All who side with the distrusted party are themselves distrusted and seen to be complicit in the lie. Even science seems to have fallen into this trap of late.
How do you get trust back? Can you? Are governments’ reputations damaged irreparably? Is the media reputation damaged irreparably? What about science?
I think science should take an independent stand, so as not to be seen as complicit in some government led deception.
Science should speak with one voice, not with dissenting, often conflicting viewpoints, that only act to muddy the waters. What is evidence based, and what is opinion? It’s important to address any contradictions, otherwise people won’t know what to believe.
I often see people on social media, calling others ‘sheeple’ as a derogatory term for those they perceive as being gullible for believing what government and associated science are saying. But not believing what the government or science is saying, is not an absence of belief, but rather a belief in some kind of conspiracy theory.
What reliable scientific evidence is there to support the belief in that conspiracy theory? Believing in some unfounded conspiracy theory, which runs counter to respected scientific evidence, could also be seen as an example of people acting like sheeple.
You can believe the widely accepted science, or you can believe often debunked anti-scientific opinion, but I know which one is probably more likely to be accurate.
It’s wise to be skeptical about what people tell you. It’s wise to be questioning. When someone tells you something ask them to prove it. It’s fine to use that principle when authority tells you something, but also question conspiracy theories, in the same way. Don’t reject one and then blindly embrace the other, that is just dumb.
When people don’t have reliable sources of information, they may become confused and hunker down into what they already believe. Better to seek out information from various sources. Read what the Political Right have to say, then read what the Political Left have to say about the same thing. The truth is likely to be somewhere in the middle of the two.
Science is usually a good starting point, spend time researching the latest knowledge on the topic. If you’ve not got the time, best to keep your opinions to yourself, rather than risk spreading misinformed misinformation, which doesn’t help anyone.

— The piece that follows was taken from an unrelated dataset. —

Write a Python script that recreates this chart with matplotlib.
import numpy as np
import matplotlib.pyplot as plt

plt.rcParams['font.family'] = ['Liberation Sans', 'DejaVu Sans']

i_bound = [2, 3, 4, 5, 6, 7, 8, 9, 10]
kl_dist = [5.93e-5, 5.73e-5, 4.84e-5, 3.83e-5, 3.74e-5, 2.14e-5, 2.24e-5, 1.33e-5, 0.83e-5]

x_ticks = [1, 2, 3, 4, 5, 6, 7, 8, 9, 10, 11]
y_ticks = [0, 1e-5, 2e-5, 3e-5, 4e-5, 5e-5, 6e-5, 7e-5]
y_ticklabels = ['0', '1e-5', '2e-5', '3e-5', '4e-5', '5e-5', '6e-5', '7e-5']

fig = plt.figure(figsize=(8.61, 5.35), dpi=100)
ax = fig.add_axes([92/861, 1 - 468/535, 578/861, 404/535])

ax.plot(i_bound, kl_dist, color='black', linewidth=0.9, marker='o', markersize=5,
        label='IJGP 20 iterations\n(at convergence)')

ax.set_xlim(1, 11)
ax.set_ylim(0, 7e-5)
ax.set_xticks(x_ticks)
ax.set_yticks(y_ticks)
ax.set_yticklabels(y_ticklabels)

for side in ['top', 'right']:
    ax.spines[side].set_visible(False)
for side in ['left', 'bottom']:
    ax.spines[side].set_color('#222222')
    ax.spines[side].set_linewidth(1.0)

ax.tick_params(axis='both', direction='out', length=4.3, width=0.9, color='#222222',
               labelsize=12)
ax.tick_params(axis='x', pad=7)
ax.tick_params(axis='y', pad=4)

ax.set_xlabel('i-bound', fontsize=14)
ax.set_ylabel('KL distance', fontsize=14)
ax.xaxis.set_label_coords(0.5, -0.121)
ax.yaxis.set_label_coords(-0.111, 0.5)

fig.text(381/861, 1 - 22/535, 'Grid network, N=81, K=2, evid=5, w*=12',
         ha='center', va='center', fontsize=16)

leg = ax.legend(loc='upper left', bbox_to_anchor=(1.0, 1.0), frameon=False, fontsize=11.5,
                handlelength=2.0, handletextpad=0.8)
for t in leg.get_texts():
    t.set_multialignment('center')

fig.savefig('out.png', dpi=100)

Follow the scientific advice unless you have definitive proof it’s a lie. Be even more skeptical of conspiracy theories. They spread because they are often sensational and fantastical. They ride on the back of the facts of the event or situation in a plausible way, but they are only a narrative interpretation.
Every intention and action can be interpreted negatively or positively if you so wish. The hero explorer is cast as the merciless invader, the protective government is seen as the oppressor, safety becomes confinement, a worried neighbor is seen as nosey.
Look for the facts and take the rest of the story with a pinch of salt.